TAIPEI, Taiwan -- The government's policy for combating rapidly rising home prices may be taking effect, as the government's real estate transaction database website on Monday revealed that a unit of Taipei's top luxury residential property, The Palace (帝寶), was sold at the lower-than-expected price of NT$2.709 million per ping.

A ping is approximately 3.306 square meters.

Located on the coveted section 3 of Ren-ai Road, the real estate transaction database website on Monday showed that a condo unit at the Palace was sold at the lowest price recorded among the five transactions at the luxury complex since the government's real estate transaction database website went online.
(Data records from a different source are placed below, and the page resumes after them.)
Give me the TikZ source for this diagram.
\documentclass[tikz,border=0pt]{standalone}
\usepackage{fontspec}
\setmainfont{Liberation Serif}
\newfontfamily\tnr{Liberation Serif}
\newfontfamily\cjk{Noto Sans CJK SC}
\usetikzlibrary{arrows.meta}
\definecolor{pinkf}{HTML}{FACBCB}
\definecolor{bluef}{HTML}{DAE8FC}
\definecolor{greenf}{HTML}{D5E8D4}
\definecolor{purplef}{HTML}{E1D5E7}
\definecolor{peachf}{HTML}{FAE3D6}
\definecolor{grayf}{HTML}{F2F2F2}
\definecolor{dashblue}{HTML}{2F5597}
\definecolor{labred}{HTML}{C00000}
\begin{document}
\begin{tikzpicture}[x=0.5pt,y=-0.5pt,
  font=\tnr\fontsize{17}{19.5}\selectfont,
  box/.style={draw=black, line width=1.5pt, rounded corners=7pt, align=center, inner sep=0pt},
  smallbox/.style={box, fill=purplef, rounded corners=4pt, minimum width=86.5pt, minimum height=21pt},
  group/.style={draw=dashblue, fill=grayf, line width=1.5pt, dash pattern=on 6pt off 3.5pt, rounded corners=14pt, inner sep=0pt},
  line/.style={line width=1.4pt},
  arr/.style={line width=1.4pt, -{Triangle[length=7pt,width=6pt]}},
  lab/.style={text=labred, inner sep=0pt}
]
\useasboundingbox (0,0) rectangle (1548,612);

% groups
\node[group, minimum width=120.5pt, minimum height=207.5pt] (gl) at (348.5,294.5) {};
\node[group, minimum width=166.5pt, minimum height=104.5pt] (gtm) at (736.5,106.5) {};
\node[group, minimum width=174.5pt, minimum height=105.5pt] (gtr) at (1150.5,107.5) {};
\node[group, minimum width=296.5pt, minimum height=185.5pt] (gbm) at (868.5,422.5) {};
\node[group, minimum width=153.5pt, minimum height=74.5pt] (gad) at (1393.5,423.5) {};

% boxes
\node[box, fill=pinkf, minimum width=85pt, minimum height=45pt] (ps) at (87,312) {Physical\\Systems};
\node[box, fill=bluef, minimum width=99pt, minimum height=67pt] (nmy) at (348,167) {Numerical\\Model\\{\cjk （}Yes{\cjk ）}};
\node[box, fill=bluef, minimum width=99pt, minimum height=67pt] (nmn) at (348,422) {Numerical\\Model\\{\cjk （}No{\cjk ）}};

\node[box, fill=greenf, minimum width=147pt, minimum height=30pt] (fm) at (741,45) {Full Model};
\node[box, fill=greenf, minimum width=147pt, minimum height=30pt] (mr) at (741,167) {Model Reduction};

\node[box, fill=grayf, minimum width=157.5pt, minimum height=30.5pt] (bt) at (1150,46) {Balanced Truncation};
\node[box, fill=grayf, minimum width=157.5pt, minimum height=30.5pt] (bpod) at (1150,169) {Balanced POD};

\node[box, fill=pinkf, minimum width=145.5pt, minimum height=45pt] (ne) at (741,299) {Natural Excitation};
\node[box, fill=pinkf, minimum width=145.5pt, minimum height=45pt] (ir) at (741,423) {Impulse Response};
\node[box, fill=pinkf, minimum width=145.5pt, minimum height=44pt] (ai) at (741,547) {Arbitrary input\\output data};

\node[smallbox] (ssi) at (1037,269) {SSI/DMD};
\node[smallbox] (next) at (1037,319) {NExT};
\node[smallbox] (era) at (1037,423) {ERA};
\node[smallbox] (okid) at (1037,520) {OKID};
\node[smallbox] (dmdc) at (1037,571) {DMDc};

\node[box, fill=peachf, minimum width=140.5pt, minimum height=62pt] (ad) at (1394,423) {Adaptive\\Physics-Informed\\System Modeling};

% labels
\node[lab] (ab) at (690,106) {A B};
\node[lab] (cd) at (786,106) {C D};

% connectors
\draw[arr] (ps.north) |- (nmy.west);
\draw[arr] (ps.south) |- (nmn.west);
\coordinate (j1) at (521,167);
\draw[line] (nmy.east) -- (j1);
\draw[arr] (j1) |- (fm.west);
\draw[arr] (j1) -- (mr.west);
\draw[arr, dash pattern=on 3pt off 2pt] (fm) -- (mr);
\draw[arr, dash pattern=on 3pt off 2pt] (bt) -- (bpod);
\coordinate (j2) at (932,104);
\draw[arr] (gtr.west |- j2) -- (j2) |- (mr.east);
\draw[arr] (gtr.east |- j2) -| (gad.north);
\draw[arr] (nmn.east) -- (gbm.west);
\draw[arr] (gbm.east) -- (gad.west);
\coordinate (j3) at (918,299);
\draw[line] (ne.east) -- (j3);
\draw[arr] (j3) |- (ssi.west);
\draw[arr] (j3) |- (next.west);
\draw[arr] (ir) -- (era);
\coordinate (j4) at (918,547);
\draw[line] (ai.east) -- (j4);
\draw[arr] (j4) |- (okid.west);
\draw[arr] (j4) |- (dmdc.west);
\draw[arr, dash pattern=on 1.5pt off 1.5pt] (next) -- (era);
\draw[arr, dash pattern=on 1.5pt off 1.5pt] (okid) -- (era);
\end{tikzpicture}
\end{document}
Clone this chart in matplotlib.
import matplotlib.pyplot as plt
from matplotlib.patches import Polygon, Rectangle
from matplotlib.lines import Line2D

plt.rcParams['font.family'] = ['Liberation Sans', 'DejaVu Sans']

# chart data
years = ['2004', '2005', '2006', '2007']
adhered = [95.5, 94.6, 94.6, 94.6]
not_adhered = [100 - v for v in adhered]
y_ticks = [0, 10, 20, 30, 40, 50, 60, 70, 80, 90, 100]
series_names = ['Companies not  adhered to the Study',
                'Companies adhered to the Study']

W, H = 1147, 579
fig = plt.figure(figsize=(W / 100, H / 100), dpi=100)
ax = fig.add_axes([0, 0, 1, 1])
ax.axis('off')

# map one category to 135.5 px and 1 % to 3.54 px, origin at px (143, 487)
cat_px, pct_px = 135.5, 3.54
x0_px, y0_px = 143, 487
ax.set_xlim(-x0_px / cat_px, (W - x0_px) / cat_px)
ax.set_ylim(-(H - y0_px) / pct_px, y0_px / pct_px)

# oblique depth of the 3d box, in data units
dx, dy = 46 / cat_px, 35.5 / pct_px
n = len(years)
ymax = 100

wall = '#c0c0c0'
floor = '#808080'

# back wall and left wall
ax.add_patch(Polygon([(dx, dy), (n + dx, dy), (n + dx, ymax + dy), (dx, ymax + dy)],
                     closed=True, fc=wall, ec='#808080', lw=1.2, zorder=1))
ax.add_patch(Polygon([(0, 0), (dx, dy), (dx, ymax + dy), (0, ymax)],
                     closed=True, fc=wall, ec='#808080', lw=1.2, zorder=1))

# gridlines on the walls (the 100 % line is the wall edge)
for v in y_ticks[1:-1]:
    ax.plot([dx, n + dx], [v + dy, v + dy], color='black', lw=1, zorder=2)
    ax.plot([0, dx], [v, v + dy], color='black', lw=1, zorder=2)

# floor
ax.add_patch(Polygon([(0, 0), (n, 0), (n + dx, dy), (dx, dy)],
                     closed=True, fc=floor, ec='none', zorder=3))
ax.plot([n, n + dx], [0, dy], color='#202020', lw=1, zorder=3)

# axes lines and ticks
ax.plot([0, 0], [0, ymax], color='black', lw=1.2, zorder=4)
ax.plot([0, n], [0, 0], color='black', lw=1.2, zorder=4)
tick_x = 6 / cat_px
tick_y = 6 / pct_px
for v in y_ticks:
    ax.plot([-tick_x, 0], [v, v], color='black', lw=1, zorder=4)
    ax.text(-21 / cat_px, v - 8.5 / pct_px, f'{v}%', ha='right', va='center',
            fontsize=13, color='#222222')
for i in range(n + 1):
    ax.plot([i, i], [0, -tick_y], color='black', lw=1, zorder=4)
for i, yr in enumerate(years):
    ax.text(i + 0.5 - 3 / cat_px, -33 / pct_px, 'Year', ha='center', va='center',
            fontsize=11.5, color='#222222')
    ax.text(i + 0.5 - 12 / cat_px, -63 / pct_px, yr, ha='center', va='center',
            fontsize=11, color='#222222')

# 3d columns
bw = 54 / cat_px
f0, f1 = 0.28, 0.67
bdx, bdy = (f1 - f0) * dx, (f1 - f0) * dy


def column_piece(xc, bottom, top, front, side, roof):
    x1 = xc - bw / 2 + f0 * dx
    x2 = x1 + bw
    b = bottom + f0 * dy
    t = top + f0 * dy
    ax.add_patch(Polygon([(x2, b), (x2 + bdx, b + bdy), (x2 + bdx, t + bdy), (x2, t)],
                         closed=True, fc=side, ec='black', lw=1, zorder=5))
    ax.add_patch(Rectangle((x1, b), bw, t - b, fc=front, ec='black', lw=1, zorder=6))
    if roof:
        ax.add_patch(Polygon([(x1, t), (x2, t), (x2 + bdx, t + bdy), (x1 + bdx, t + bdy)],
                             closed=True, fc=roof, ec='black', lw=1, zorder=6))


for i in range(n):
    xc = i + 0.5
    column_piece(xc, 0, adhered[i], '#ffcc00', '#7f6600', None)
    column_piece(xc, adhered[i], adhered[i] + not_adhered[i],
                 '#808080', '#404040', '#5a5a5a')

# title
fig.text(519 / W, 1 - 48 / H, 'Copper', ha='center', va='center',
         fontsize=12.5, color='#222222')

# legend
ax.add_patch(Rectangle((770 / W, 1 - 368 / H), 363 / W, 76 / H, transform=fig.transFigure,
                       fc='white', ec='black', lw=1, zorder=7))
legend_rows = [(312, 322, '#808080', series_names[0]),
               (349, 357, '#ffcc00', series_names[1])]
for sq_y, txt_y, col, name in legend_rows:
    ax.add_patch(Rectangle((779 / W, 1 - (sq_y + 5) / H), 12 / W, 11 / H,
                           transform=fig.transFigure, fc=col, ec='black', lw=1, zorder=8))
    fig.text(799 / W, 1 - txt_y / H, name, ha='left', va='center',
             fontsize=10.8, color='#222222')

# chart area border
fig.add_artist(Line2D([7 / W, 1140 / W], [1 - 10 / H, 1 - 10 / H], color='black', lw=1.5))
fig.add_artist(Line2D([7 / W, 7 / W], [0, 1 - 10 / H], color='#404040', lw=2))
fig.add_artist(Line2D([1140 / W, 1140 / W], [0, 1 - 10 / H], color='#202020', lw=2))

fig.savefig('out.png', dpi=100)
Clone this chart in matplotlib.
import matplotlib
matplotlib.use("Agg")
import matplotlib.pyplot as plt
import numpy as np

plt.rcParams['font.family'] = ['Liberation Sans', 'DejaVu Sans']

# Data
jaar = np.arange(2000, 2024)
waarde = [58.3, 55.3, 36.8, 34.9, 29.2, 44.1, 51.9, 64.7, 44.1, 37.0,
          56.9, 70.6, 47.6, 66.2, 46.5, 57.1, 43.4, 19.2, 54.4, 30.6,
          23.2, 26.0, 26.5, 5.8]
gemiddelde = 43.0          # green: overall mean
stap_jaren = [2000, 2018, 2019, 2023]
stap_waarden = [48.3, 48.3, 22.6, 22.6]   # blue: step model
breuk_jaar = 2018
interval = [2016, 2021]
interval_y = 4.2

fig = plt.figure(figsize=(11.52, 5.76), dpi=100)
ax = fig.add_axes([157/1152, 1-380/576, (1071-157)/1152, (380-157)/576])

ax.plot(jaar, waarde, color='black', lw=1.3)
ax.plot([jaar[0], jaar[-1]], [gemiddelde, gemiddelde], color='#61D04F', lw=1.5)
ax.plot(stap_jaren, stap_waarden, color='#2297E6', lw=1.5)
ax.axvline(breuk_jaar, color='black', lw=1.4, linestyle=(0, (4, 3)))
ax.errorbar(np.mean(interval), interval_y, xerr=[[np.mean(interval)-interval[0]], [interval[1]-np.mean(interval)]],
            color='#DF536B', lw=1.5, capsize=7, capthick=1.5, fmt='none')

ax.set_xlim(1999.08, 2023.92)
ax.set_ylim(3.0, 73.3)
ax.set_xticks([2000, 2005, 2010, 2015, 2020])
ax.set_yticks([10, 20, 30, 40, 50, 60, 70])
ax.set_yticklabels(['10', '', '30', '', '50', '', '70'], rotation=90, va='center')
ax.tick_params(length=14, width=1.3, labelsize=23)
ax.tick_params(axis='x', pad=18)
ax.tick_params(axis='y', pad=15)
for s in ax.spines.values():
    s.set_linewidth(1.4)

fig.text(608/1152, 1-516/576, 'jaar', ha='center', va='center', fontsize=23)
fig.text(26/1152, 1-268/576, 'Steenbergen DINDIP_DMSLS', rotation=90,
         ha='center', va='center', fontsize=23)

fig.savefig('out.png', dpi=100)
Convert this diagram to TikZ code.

The sale of the condo was in March this year. The unit is located on the 12th floor of the Palace, and measures 205.7 pings. Its new owner is reportedly a business proprietor surnamed Chang, who runs a large scale footware manufacturing company.

In January 2011, Liu Yue Chai, a notable real estate investor better known as “Mother Liu”, bought a Palace 5th floor unit at a foreclosure sale for NT$ 2.06 million per ping. Three more units at the Palace were sold between July and August of last year, on floors 7, 13, and 19, at prices ranging between NT$2.75 million and NT$2.98 million per ping. Within two years, the price per ping at the Palace had increased by more than 30 percent.

The Taiwan House (台灣房屋) think tank stated that amid the government's escalation of housing price suppression policies, coupled with heightened tax auditing in key regions, real-estate speculators have been observed to adopt a more conservative stance. As a result, the real estate market has been cooling and lowering the growth momentum in housing prices.

Among the 972 condo units across Taipei's 22 landmark luxury residential complexes, 85.3 percent are owned by individuals, 12.3 percent are held by domestic enterprises, while 2.4 percent are owned by foreign companies. Foreign companies in particular are found to be holding 11 luxury condo units, of which 7 reside in the Palace. In addition, foreign companies that own luxury homes in Taiwan are mostly registered in the British Virgin Island and Hong Kong. According to real estate agents, many investors purchase homes through companies registered abroad for privacy and tax concerns.